Protéger la mer, nourrir les hommes
Comment concilier l’impérative protection des récifs coralliens sans pénaliser les nombreuses populations humaines vivant des ressources de la mer ? La mise sous protection dite “partielle” de certains récifs associée à une bonne gestion de la pêche pourrait être un compromis intéressant selon une étude menée par des chercheurs de l’UM, de l’IRD, du CNRS et de l’Université de Nouvelle-Calédonie et publiée dans Science le 17 avril dernier.
Depuis les années 80, environ 2 000 aires marines protégées (AMP) ont été mises en place pour préserver les récifs coralliens de la pression exercée par les activités humaines et en particulier la surpêche. On y trouve plusieurs niveaux de protection, depuis les AMP dites “no-take” ou intégrales, interdisant tout prélèvement, jusqu’aux AMP “partielles” où les activités de pêches sont seulement restreintes. Si elles ne couvrent actuellement que 6% des récifs coralliens dans le monde l’ONU envisage de multiplier par cinq ces AMP d’ici 2030. Une nécessité quand on sait qu’elles abritent 6 000 espèces de poissons et regroupent 70% de la biodiversité marine connue.
État des lieux des récifs coralliens
C’est donc sur cet objectif de développement durable que se sont penchés les chercheurs d’un consortium international rassemblant des laboratoires américains, canadiens, australiens, anglais et français.

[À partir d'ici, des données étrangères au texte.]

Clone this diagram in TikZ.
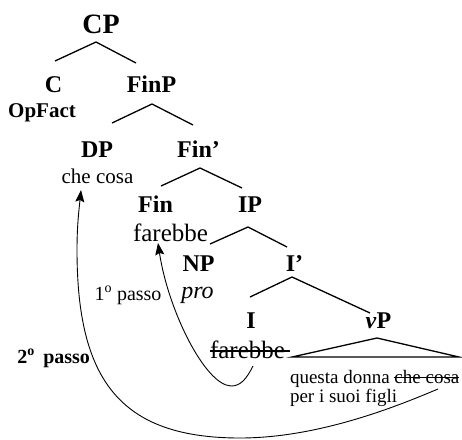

Parmi eux, des spécialistes du CNRS, de l’IRD, de l’Université de la Nouvelle-Calédonie et de l’Université de Montpellier, avec le laboratoire Marbec (biodiversité marine, exploitation et conservation). Le but de cette étude ? Dresser un état des lieux des récifs coralliens et simuler leur mise sous protection afin de déterminer où placer ces AMP pour les rendre à la fois efficaces pour la protection de la biodiversité et compatibles avec la survie des nombreuses populations humaines pour qui la mer est une source de nourriture et de revenus.
Les chercheurs ont ainsi étudié les populations de poissons vivants sur 1 800 récifs coralliens (dont 106 en AMP) en mer des Caraïbes, dans les océans Indien et Pacifique et situés à des distances plus ou moins grandes des côtes. Trois conditions indispensables au maintien de la biodiversité et au service à l’homme ont été retenues : le maintien d’une biomasse importante d’espèces commerciales telles que le mérou, la conservation d’une pression d’herbivorie, autrement dit la présence d’espèces telles que le poisson perroquet qui, en mangeant les algues qui se développent sur les coraux, favorisent leur croissance. Enfin la présence d’espèces assurant des fonctions écologiques différentes (diversité fonctionnelle) et contribuant ainsi à la résistance et la résilience du fonctionnement des écosystèmes coralliens.
Des AMP efficaces loin des hommes
Premier constat, seuls 5 % des récifs observés affichent de bons résultats sur les trois conditions de références. “Ceux-là sont situés à plus de 1 000 kilomètres des côtes, explique David Mouillot, chercheur au laboratoire Marbec, ils sont encore en bon état et représentent les derniers refuges pour de nombreuses espèces marines, notamment les grands prédateurs tels que les requins, les espadons ou les thons” (cf. article Trop proches humains, magazine LUM n°8). Pour Laurent Vigliola, chercheur à l’IRD et co-auteur de l’étude, “Il faut impérativement sanctuariser ces récifs isolés très rares. C’est le cas du Parc Naturel de Mer de Corail, qui a placé en AMP intégrale tous les récifs isolés au large de la Nouvelle Calédonie.”
Seconde conclusion de cette étude : l’inefficacité des aires marines protégées sur les récifs ayant subi une trop forte pression humaine en raison de leur proximité. “Ces récifs vont très mal et la création des aires marines protégées n’apportent qu’un gain marginal constate David Mouilllot. Quand la pression anthropique est trop forte autour, même la sanctuarisation intégrale ne suffit pas. Il faut donc revoir les objectifs à la baisse dans ces zones.”
Un compromis possible
Plus positif, la moitié des sites étudiés et actuellement situés hors AMP pourrait bénéficier d’une véritable amélioration grâce à une mise sous protection. “Il s’agit des récifs situés à 5 ou 6 heures de navigation des côtes. Ils sont touchés par l’activité humaine mais leur dégradation est réversible. C’est dans ces zones qu’il faut vraiment se battre” déclare David Mouillot. Si une protection totale serait évidemment souhaitable, la nécessaire prise en compte des enjeux sociétaux et en particulier la sécurité alimentaire de nombreux pays en difficultés économiques oriente vers une protection partielle qui, associée à une bonne gestion de la pêche, pourrait ouvrir la voie à un véritable équilibre entre l’homme et la biodiversité marine.